#### [DATASET SECTION]
+++++

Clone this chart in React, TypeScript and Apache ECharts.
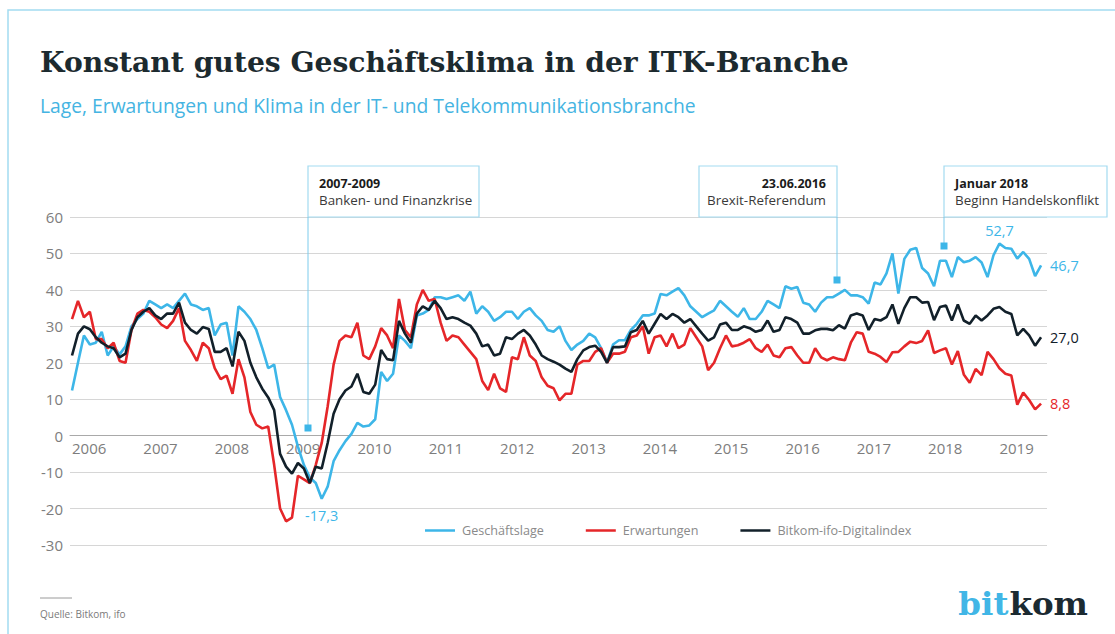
import React, { useEffect, useRef } from "react";
import * as echarts from "echarts";

const years = ["2006", "2007", "2008", "2009", "2010", "2011", "2012", "2013", "2014", "2015", "2016", "2017", "2018", "2019"];

// Monthly values from January 2006
const geschaeftslage = [
  12.4, 20, 27.5, 25, 25.5, 28.5, 22, 24.5, 22.3, 24.5, 30, 32,
  33.5, 37, 36, 35, 36, 35, 37, 39, 36, 35.5, 34.5, 35,
  27.5, 30.5, 31, 22, 35.5, 34, 32, 29, 24, 18.5, 19.5, 10.6,
  7, 3, -3, -8, -11.5, -13, -17.3, -14, -7, -4, -1.5, 0.5,
  3.5, 2.5, 2.8, 4.5, 17.5, 15, 17, 27.5, 26, 24, 33, 33.5,
  34.5, 38, 38, 37.5, 38, 38.5, 37, 39.5, 33.5, 35.5, 34, 31.5,
  32.5, 34, 34, 32, 34, 35, 33, 31.5, 29, 28.5, 30, 26,
  23.5, 25, 26, 28, 27, 24, 20, 25, 26.2, 26.2, 29, 30.7,
  33, 33, 33.5, 38.9, 38.5, 39.5, 40.5, 38.5, 35.5, 34, 32.5, 33.5,
  34.4, 37, 35.5, 34, 32.6, 35, 32, 32, 34, 37, 36, 35,
  41, 40.3, 40.8, 36.5, 36, 34, 36.5, 38, 38, 39, 40, 38.5,
  38.5, 38, 36.2, 42, 41.5, 44.5, 50, 39, 48.5, 51, 51.5, 46,
  44.5, 41, 48, 48, 43.5, 49, 47.6, 48, 49, 47.5, 43.5, 49.5,
  52.7, 51.5, 51.3, 48.6, 50.4, 48.5, 43.8, 46.7,
];

const erwartungen = [
  32, 37, 32.5, 34, 26.5, 26.5, 24, 25.5, 20.5, 20, 29, 33.5,
  34.5, 34, 32.5, 30.5, 29.5, 31.5, 35, 26, 23.5, 20.5, 25.5, 24,
  18.5, 15.5, 16.5, 11.5, 21, 16, 6.5, 3, 2, 2.5, -8, -20,
  -23.5, -22.5, -11, -12, -13, -8, -2, 8, 19.5, 26, 27.5, 27,
  31, 22, 21, 24.5, 29.5, 27.5, 24, 37.5, 29, 27, 36, 40,
  37, 37.5, 31, 26, 27.5, 27, 25, 23, 21, 15, 12.5, 17,
  13, 12, 21.5, 21, 27, 22, 20.5, 16, 13.7, 13, 9.7, 11.5,
  11.5, 19.5, 20.5, 20.5, 23, 24, 20, 22.5, 22.5, 23, 27, 27.5,
  30, 22.5, 27, 27.5, 24.5, 28, 24, 25, 29.5, 27, 24.5, 18,
  20, 24, 27.5, 24.5, 24.8, 25.5, 26.5, 24, 23, 25, 22, 21.5,
  24, 24.3, 22, 20, 20, 24, 21.5, 20.7, 21.5, 21, 20.7, 25.5,
  28.4, 28, 23, 22.5, 21.6, 20.2, 22.9, 23, 24.5, 25.8, 25.4, 26,
  28.9, 22.7, 23.4, 24, 19.5, 23.2, 16.8, 14.5, 18.3, 16.6, 23, 21,
  18.5, 17, 16.5, 8.5, 11.8, 9.8, 7.2, 8.8,
];

const digitalindex = [
  22, 28, 30, 29.2, 27, 25.5, 24.5, 24, 21.5, 22.5, 29, 32.5,
  34, 35, 33, 32, 33.5, 33.5, 36.5, 31, 29, 28, 29.8, 29.3,
  23, 23, 24, 19, 28.5, 26, 20, 16, 12.9, 10.5, 7, -5,
  -8.5, -10.4, -7.5, -9, -13, -8.5, -9, -2, 6, 10, 12.4, 13.5,
  17, 12, 11.5, 14, 23.5, 21, 20.7, 31.5, 28, 25.5, 33.5, 35.5,
  34.5, 37, 35, 32, 32.5, 32, 31, 30.2, 28, 24.5, 25, 22,
  22.5, 27, 26.5, 28, 29, 27.5, 25, 22, 21, 20.3, 19.5, 18.4,
  17.5, 21, 23.4, 24.3, 24.7, 23, 20, 24.3, 24.3, 24.5, 28.4, 29,
  31.5, 28, 30.7, 33.4, 32, 33.4, 32.5, 31, 32, 30, 28, 26.1,
  27, 30.5, 31, 29, 29, 30, 29.5, 28.5, 29, 31.6, 28.5, 29,
  32.5, 32, 31, 28, 28, 28.9, 29.3, 29.3, 28.9, 30.3, 29.4, 33,
  33.5, 33, 29, 32, 31.6, 32.5, 36, 30.7, 35, 38, 38, 36.5,
  36.7, 31.7, 35.3, 35.7, 31.6, 36, 31.6, 30.7, 33, 31.6, 33, 34.8,
  35.3, 34, 33.4, 27.5, 29.3, 27.5, 24.7, 27,
];

const seriesNames = ["Geschäftslage", "Erwartungen", "Bitkom-ifo-Digitalindex"];

const BLUE = "#3db6e8";
const RED = "#e52629";
const DARK = "#12202a";
const GRAY = "#7d7d7d";
const FRAME = "#a3dbf1";
const SANS = '"Open Sans", "Noto Sans", sans-serif';
const SERIF = '"DejaVu Serif", serif';

const GRID_TOP = 217;
const GRID_BOTTOM_Y = 545;
const Y_MIN = -30;
const Y_MAX = 60;

function fmt(v: number) {
  return v.toFixed(1).replace(".", ",");
}

function toPairs(arr: number[]) {
  return arr.map((v, i) => [i, v]);
}

function measure(text: string, font: string) {
  const c = document.createElement("canvas").getContext("2d");
  if (!c) return text.length * 20;
  c.font = font;
  return c.measureText(text).width;
}

function annotation(x: number, w: number, title: string, sub: string, align: "left" | "right", lineX: number, squareY: number) {
  const tx = align === "left" ? x + 11 : x + w - 11;
  return [
    { type: "rect", z: 50, shape: { x, y: 166, width: w, height: 51 }, style: { fill: "#fff", stroke: FRAME, lineWidth: 1.2 } },
    { type: "line", z: 51, shape: { x1: lineX, y1: 217, x2: lineX, y2: squareY }, style: { stroke: "#7ccbec", lineWidth: 1 } },
    { type: "rect", z: 52, shape: { x: lineX - 3.5, y: squareY - 3.5, width: 7, height: 7 }, style: { fill: BLUE } },
    { type: "text", z: 53, x: tx, y: 183, style: { text: title, fontFamily: SANS, fontWeight: "bold", fontSize: 12.5, fill: "#1b1b1b", textAlign: align, textVerticalAlign: "middle" } },
    { type: "text", z: 53, x: tx, y: 200, style: { text: sub, fontFamily: SANS, fontSize: 13.4, fill: "#3a3a3a", textAlign: align, textVerticalAlign: "middle" } },
  ];
}

export default function App() {
  const ref = useRef<HTMLDivElement>(null);

  useEffect(() => {
    const chart = echarts.init(ref.current as HTMLDivElement, null, { renderer: "svg" });

    let peakIdx = 0;
    geschaeftslage.forEach((v, i) => { if (v > geschaeftslage[peakIdx]) peakIdx = i; });
    let minIdx = 0;
    geschaeftslage.forEach((v, i) => { if (v < geschaeftslage[minIdx]) minIdx = i; });

    const zeroY = GRID_TOP + ((Y_MAX - 0) / (Y_MAX - Y_MIN)) * (GRID_BOTTOM_Y - GRID_TOP);
    const xAxisOffset = -(GRID_BOTTOM_Y - zeroY);

    const logoSize = 32.5;
    const logoFont = `bold ${logoSize}px "DejaVu Serif"`;
    const komW = measure("kom", logoFont);
    const logoRight = 1088;

    const endLabel = (color: string) => ({
      show: true,
      formatter: (p: any) => fmt(p.value[1]),
      color,
      fontFamily: SANS,
      fontSize: 14.5,
      distance: 9,
    });

    const option: any = {
      animation: false,
      backgroundColor: "#ffffff",
      grid: { left: 70, right: 68, top: GRID_TOP, bottom: 634 - GRID_BOTTOM_Y, containLabel: false },
      legend: {
        left: 420,
        top: 519,
        icon: "rect",
        itemWidth: 30,
        itemHeight: 2.5,
        itemGap: 42,
        data: seriesNames,
        textStyle: { color: "#8a8a8a", fontFamily: SANS, fontSize: 12.6, padding: [0, 0, 0, 2] },
      },
      xAxis: {
        type: "value",
        min: -0.34,
        max: 164,
        offset: xAxisOffset,
        axisLine: { show: true, onZero: false, lineStyle: { color: "#a9a9a9", width: 1 } },
        axisTick: { show: false },
        splitLine: { show: false },
        axisLabel: {
          customValues: years.map((_, i) => i * 12),
          formatter: (v: number) => years[Math.round(v / 12)] ?? "",
          align: "left",
          color: GRAY,
          fontFamily: SANS,
          fontSize: 15,
          margin: 5,
        },
      },
      yAxis: {
        type: "value",
        min: Y_MIN,
        max: Y_MAX,
        interval: 10,
        axisLine: { show: false },
        axisTick: { show: false },
        splitLine: { lineStyle: { color: "#d6d6d6", width: 1 } },
        axisLabel: { color: GRAY, fontFamily: SANS, fontSize: 15, margin: 7 },
      },
      series: [
        {
          name: seriesNames[0],
          type: "line",
          symbol: "none",
          data: toPairs(geschaeftslage),
          lineStyle: { color: BLUE, width: 2.6 },
          itemStyle: { color: BLUE },
          z: 2,
          endLabel: endLabel(BLUE),
          markPoint: {
            symbol: "circle",
            symbolSize: 0,
            itemStyle: { color: "transparent" },
            data: [
              { coord: [peakIdx, geschaeftslage[peakIdx]], value: fmt(geschaeftslage[peakIdx]), label: { position: "top", distance: 6 } },
              { coord: [minIdx, geschaeftslage[minIdx]], value: fmt(geschaeftslage[minIdx]), label: { position: "bottom", distance: 9 } },
            ],
            label: { show: true, color: BLUE, fontFamily: SANS, fontSize: 14.5, formatter: (p: any) => p.value },
          },
        },
        {
          name: seriesNames[1],
          type: "line",
          symbol: "none",
          data: toPairs(erwartungen),
          lineStyle: { color: RED, width: 2.6 },
          itemStyle: { color: RED },
          z: 3,
          endLabel: endLabel(RED),
        },
        {
          name: seriesNames[2],
          type: "line",
          symbol: "none",
          data: toPairs(digitalindex),
          lineStyle: { color: DARK, width: 2.6 },
          itemStyle: { color: DARK },
          z: 4,
          endLabel: endLabel(DARK),
        },
      ],
      graphic: [
        { type: "rect", z: 0, silent: true, shape: { x: 8, y: 10, width: 1400, height: 900 }, style: { fill: "none", stroke: FRAME, lineWidth: 1.5 } },
        { type: "text", x: 40, y: 62, style: { text: "Konstant gutes Geschäftsklima in der ITK-Branche", fontFamily: SERIF, fontWeight: "bold", fontSize: 28.2, fill: "#1c2a2f", textVerticalAlign: "middle" } },
        { type: "text", x: 40, y: 105, style: { text: "Lage, Erwartungen und Klima in der IT- und Telekommunikationsbranche", fontFamily: SANS, fontSize: 19.3, fill: "#45b4e2", textVerticalAlign: "middle" } },
        ...annotation(308, 171, "2007-2009", "Banken- und Finanzkrise", "left", 308, 428),
        ...annotation(699, 138, "23.06.2016", "Brexit-Referendum", "right", 837, 280),
        ...annotation(944, 163, "Januar 2018", "Beginn Handelskonflikt", "left", 944, 246),
        { type: "line", shape: { x1: 40, y1: 598, x2: 72, y2: 598 }, style: { stroke: "#9a9a9a", lineWidth: 1 } },
        { type: "text", x: 40, y: 614, style: { text: "Quelle: Bitkom, ifo", fontFamily: SANS, fontSize: 10, fill: "#7a7a7a", textVerticalAlign: "middle" } },
        { type: "text", x: logoRight, y: 603, style: { text: "kom", fontFamily: SERIF, fontWeight: "bold", fontSize: logoSize, fill: "#1b2a31", textAlign: "right", textVerticalAlign: "middle" } },
        { type: "text", x: logoRight - komW - 1, y: 603, style: { text: "bit", fontFamily: SERIF, fontWeight: "bold", fontSize: logoSize, fill: "#41b6e6", textAlign: "right", textVerticalAlign: "middle" } },
      ],
    };

    chart.setOption(option);
    return () => chart.dispose();
  }, []);

  return (
    <div
      ref={ref}
      style={{ position: "fixed", left: 0, top: 0, width: 1115, height: 634, background: "#fff" }}
    />
  );
}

+++++

#### [BRIEF]
Skip every picture and return the lines above from the top through the one that contains "import * as".

#### [EXPECTED ANSWER]
Clone this chart in React, TypeScript and Apache ECharts.
import React, { useEffect, useRef } from "react";
import * as echarts from "echarts";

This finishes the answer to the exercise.